Sekali lagi, tentu tidak ada hal yang salah dengan seorang ilmuwan Muslim yang ‘sekadar’ mempunyai kualitas keilmuan level internasional, berakhlaq mulia, dan menampilkan citra Islam yang baik. Tulisan ini bukan bermaksud untuk memojokkan, dan saya sama sekali tidak berhak memojokkan karena baik akhlaq maupun kualitas keilmuan saya masih sama-sama kurang. Tulisan ini bukan untuk menghakimi, tetapi sekadar untuk berbagi aspirasi tentang adanya goal yang lebih tinggi lagi untuk dicapai para ilmuwan Muslim di masa kini.
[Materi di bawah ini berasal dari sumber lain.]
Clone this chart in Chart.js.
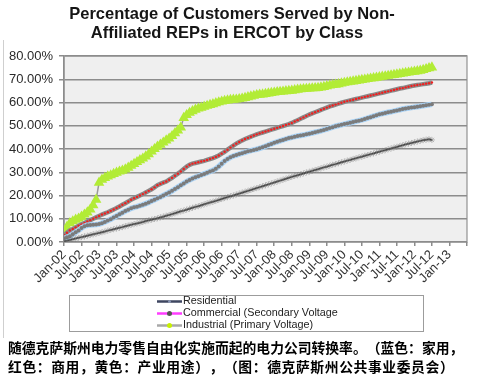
<!DOCTYPE html>
<html><head><meta charset="utf-8">
<script src="https://cdn.jsdelivr.net/npm/chart.js@4"></script>
<style>
html,body{margin:0;padding:0;background:#fff;width:479px;height:376px;overflow:hidden}
#wrap{position:relative;width:479px;height:376px}
#c{position:absolute;left:0;top:0}
#cap{position:absolute;left:0;top:338px;width:479px;height:38px;background:#fff;font-family:"Noto Sans CJK SC";font-weight:bold;font-size:13.8px;line-height:19px;padding-left:8px;white-space:nowrap;color:#000;box-sizing:border-box;text-spacing-trim:space-all}
#cap span{letter-spacing:0.6px}
</style></head><body>
<div id="wrap"><canvas id="c" width="479" height="376"></canvas>
<div id="cap">随德克萨斯州电力零售自由化实施而起的电力公司转换率。（蓝色：家用，<br><span>红色：商用，黄色：产业用途），（图：德克萨斯州公共事业委员会）</span></div></div>
<script>
const titleLines = ['Percentage of Customers Served by Non-', 'Affiliated REPs in ERCOT by Class'];
const tickLabels = ['Jan-02','Jul-02','Jan-03','Jul-03','Jan-04','Jul-04','Jan-05','Jul-05','Jan-06','Jul-06','Jan-07','Jul-07','Jan-08','Jul-08','Jan-09','Jul-09','Jan-10','Jul-10','Jan-11','Jul-11','Jan-12','Jul-12','Jan-13'];
const seriesNames = ['Residential', 'Commercial (Secondary Voltage', 'Industrial (Primary Voltage)'];
// monthly values, Jan-02 .. Jul-12 (%)
const industrial = [
 4.5,6.5,8.1,8.9,9.6,10.1,10.9,11.8,12.7,14.0,15.8,18.2,
 25.5,26.8,27.6,28.2,28.7,29.3,29.8,30.3,30.7,31.2,32.0,32.8,
 33.6,34.4,35.2,35.9,36.8,37.8,38.9,40.0,41.0,41.9,42.8,43.7,
 44.5,45.6,46.8,48.0,49.3,53.4,54.6,55.6,56.3,56.9,57.4,57.8,
 58.2,58.6,59.0,59.3,59.7,60.1,60.4,60.7,60.9,61.1,61.2,61.3,
 61.5,61.7,62.0,62.3,62.6,62.9,63.2,63.4,63.5,63.7,63.9,64.1,
 64.3,64.5,64.6,64.7,64.9,65.0,65.1,65.3,65.5,65.7,65.8,65.9,
 66.0,66.1,66.2,66.3,66.5,66.7,67.0,67.3,67.5,67.7,67.9,68.2,
 68.5,68.7,68.9,69.1,69.3,69.5,69.7,69.9,70.1,70.3,70.5,70.7,
 70.9,71.1,71.3,71.5,71.7,71.9,72.1,72.3,72.5,72.7,72.9,73.1,
 73.3,73.5,73.7,74.0,74.4,74.8,75.1];
const commercial = [
 3.0,4.0,5.0,5.6,6.3,7.0,7.6,8.2,8.8,9.4,10.0,10.6,
 11.2,11.8,12.3,12.8,13.4,14.0,14.6,15.3,16.0,16.7,17.4,18.2,
 18.8,19.4,20.0,20.6,21.3,22.0,22.7,23.5,24.4,25.0,25.5,26.0,
 26.8,27.6,28.5,29.4,30.3,31.4,32.4,33.2,33.7,34.0,34.3,34.6,
 34.9,35.3,35.7,36.1,36.6,37.2,38.0,38.8,39.7,40.6,41.5,42.3,
 43.0,43.7,44.3,44.8,45.3,45.8,46.3,46.7,47.1,47.5,47.9,48.3,
 48.7,49.1,49.5,49.9,50.3,50.7,51.2,51.8,52.4,53.0,53.6,54.2,
 54.8,55.3,55.8,56.3,56.8,57.3,57.8,58.3,58.7,59.1,59.5,59.9,
 60.3,60.6,60.9,61.2,61.5,61.8,62.1,62.4,62.7,63.0,63.3,63.6,
 63.9,64.2,64.5,64.8,65.1,65.4,65.7,66.0,66.2,66.5,66.8,67.1,
 67.3,67.5,67.7,67.9,68.1,68.3,68.6];
const blueSeries = [
 1.6,2.0,2.5,3.3,4.2,5.0,6.0,6.8,7.2,7.3,7.4,7.5,
 7.7,8.1,8.6,9.2,9.8,10.5,11.2,11.9,12.6,13.3,13.9,14.5,
 14.9,15.2,15.6,16.0,16.5,17.0,17.6,18.2,18.8,19.4,20.0,20.6,
 21.3,22.0,22.8,23.6,24.4,25.2,26.0,26.7,27.3,27.8,28.3,28.8,
 29.3,29.8,30.3,30.8,31.5,32.5,33.7,34.8,35.7,36.4,37.0,37.4,
 37.8,38.2,38.6,39.0,39.3,39.6,39.9,40.3,40.7,41.2,41.7,42.2,
 42.7,43.1,43.5,43.9,44.3,44.7,45.0,45.3,45.6,45.8,46.0,46.3,
 46.6,46.9,47.2,47.5,47.8,48.2,48.6,49.0,49.4,49.8,50.1,50.4,
 50.7,51.0,51.3,51.6,51.9,52.2,52.5,52.9,53.3,53.7,54.1,54.5,
 54.9,55.2,55.5,55.8,56.0,56.3,56.6,56.9,57.2,57.4,57.6,57.8,
 58.0,58.2,58.4,58.6,58.8,59.0,59.2];
const residential = [
 0.3,0.6,0.9,1.2,1.5,1.8,2.1,2.4,2.7,3.0,3.3,3.6,
 3.9,4.2,4.5,4.9,5.2,5.5,5.8,6.1,6.4,6.8,7.1,7.4,
 7.7,8.0,8.3,8.6,9.0,9.3,9.6,9.9,10.2,10.6,10.9,11.3,
 11.6,12.0,12.4,12.8,13.2,13.5,13.9,14.3,14.7,15.1,15.4,15.8,
 16.2,16.6,17.0,17.3,17.7,18.1,18.5,18.9,19.3,19.7,20.0,20.4,
 20.8,21.2,21.6,22.0,22.4,22.8,23.2,23.6,24.0,24.4,24.8,25.2,
 25.6,26.0,26.4,26.8,27.2,27.6,28.0,28.4,28.7,29.1,29.5,29.9,
 30.2,30.6,31.0,31.3,31.7,32.1,32.4,32.8,33.2,33.5,33.9,34.3,
 34.6,35.0,35.3,35.7,36.0,36.4,36.7,37.1,37.4,37.8,38.1,38.5,
 38.8,39.2,39.5,39.9,40.2,40.6,40.9,41.3,41.6,42.0,42.3,42.6,
 42.9,43.2,43.5,43.8,44.0,44.2,43.9];

const toPts = arr => arr.map((v, i) => ({x: i, y: v}));

const decor = {
  id: 'decor',
  beforeDraw(chart) {
    const c = chart.ctx, a = chart.chartArea;
    c.save();
    c.fillStyle = '#fff'; c.fillRect(0, 0, chart.width, chart.height);
    c.fillStyle = '#efefef'; c.fillRect(a.left, a.top, a.right - a.left, a.bottom - a.top);
    c.strokeStyle = '#a6a6a6'; c.lineWidth = 1.5;
    c.strokeRect(a.left, a.top, a.right - a.left, a.bottom - a.top);
    c.strokeStyle = '#cfcfcf'; c.lineWidth = 1;
    c.beginPath(); c.moveTo(3.5, 40); c.lineTo(3.5, 338); c.stroke();
    c.restore();
  },
  afterDraw(chart) {
    const c = chart.ctx;
    c.save();
    c.fillStyle = '#151515';
    c.font = 'bold 16.5px "Liberation Sans"';
    c.textAlign = 'center'; c.textBaseline = 'middle';
    c.fillText(titleLines[0], 232, 14);
    c.fillText(titleLines[1], 227, 33);
    // legend box
    c.strokeStyle = '#9c9c9c'; c.lineWidth = 1;
    c.fillStyle = '#fff';
    c.fillRect(69.5, 295.5, 354, 36);
    c.strokeRect(69.5, 295.5, 354, 36);
    const leg = [
      {line: '#3e4660', mark: '#8a96b4', ys: 301.5},
      {line: '#ff3cff', mark: '#555', ys: 313.5},
      {line: '#a8a8a8', mark: '#c6f000', ys: 325.5}
    ];
    c.font = '10.8px "Liberation Sans"';
    c.textAlign = 'left';
    leg.forEach((e, i) => {
      c.strokeStyle = e.line; c.lineWidth = 2.5;
      c.beginPath(); c.moveTo(157, e.ys); c.lineTo(182, e.ys); c.stroke();
      c.fillStyle = e.mark;
      c.beginPath(); c.arc(169.5, e.ys, i === 0 ? 1.5 : 2.5, 0, Math.PI * 2); c.fill();
      c.fillStyle = '#222';
      c.fillText(seriesNames[i], 183, e.ys);
    });
    c.restore();
  }
};

new Chart(document.getElementById('c'), {
  type: 'line',
  data: {
    datasets: [
      {label: seriesNames[0], data: toPts(residential), borderColor: '#1c1c1c', borderWidth: 1.5,
       pointStyle: 'star', pointRadius: 3, pointBorderColor: 'rgba(110,110,110,0.45)', pointBorderWidth: 1, pointBackgroundColor: 'rgba(0,0,0,0)'},
      {label: '', data: toPts(blueSeries), borderColor: '#a9d2f5', borderWidth: 5.5,
       pointRadius: 2, pointBackgroundColor: '#7b7b7b', pointBorderWidth: 0},
      {label: seriesNames[1], data: toPts(commercial), borderColor: '#8a8a8a', borderWidth: 4.5,
       pointRadius: 1.2, pointBackgroundColor: '#ee2020', pointBorderWidth: 0},
      {label: seriesNames[2], data: toPts(industrial), borderColor: '#9a9a9a', borderWidth: 1.5,
       pointStyle: 'triangle', pointRadius: 2.6, pointBackgroundColor: '#f0e00c', pointBorderColor: '#b2ec36', pointBorderWidth: 3.5}
    ]
  },
  options: {
    responsive: false, animation: false, devicePixelRatio: 1,
    layout: {padding: {left: 4, right: 7, top: 56, bottom: 84}},
    plugins: {legend: {display: false}, tooltip: {enabled: false}, title: {display: false}},
    elements: {line: {tension: 0}},
    scales: {
      x: {
        type: 'linear', min: 0, max: 138,
        afterFit: s => { s.height = 50; },
        ticks: {stepSize: 6, autoSkip: false, maxRotation: 45, minRotation: 45, padding: 1,
          font: {family: 'Liberation Sans', size: 13}, color: '#333',
          callback: v => (v % 6 === 0 && v / 6 < tickLabels.length) ? tickLabels[v / 6] : ''},
        grid: {drawOnChartArea: false, drawTicks: true, tickLength: 4, color: '#8c8c8c', lineWidth: 1.5},
        border: {display: false}
      },
      y: {
        min: 0, max: 80,
        afterFit: s => { s.width = 60; },
        ticks: {stepSize: 10, padding: 6, font: {family: 'Liberation Sans', size: 13}, color: '#2a2a2a',
          callback: v => v.toFixed(2) + '%'},
        grid: {color: '#8c8c8c', lineWidth: 1.5, tickLength: 5},
        border: {color: '#8c8c8c', width: 1.5}
      }
    }
  },
  plugins: [decor]
});
</script>
</body></html>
Setelah mengetahui hal ini, tersisa dua tantangan bagi kita semua. Pertama, bagaimana caranya mengedukasi umat Islam (khususnya para ilmuwan Muslim) agar mereka mengetahui bahwa ada level keislaman yang sangat tinggi yang bisa mereka raih. Kedua, bagaimana menciptakan intelektual Muslim yang “saintis” sekaligus “ulama”, yang ilmunya membawa kepada ketakutan terhadap Allah (Q.S. 35:28). Tulisan ini adalah sedikit usaha sederhana saya untuk membantu menjawab tantangan pertama, karena tantangan kedua jawabannya ada dalam diri masing-masing ilmuwan Muslim yang mengenal dirinya dan Tuhannya.
Referensi:
[1] Usep Mohamad Ishaq, Filsafat Sains Menurut Ibn Al-Haytham, Jakarta: KENCANA, 2020, hlm. 178.
[2] Adi Setia, Taskhīr, Fine-Tuning, Intelligent Design and the Scientific Appreciation of Nature, Islam & Science, vol. 2, 2004, no. 1, hlm. 12–13.
[3] Abū Ḥāmid Al-Ghazālī, Jawāhir Al-Qur’ān, diterjemahkan oleh Muhammad Abul Quasem menjadi The Jewels of the Qur’an: Al-Ghazali’s Theory, Kuala Lumpur: University of Malaya Press, 1977, hlm. 68–69.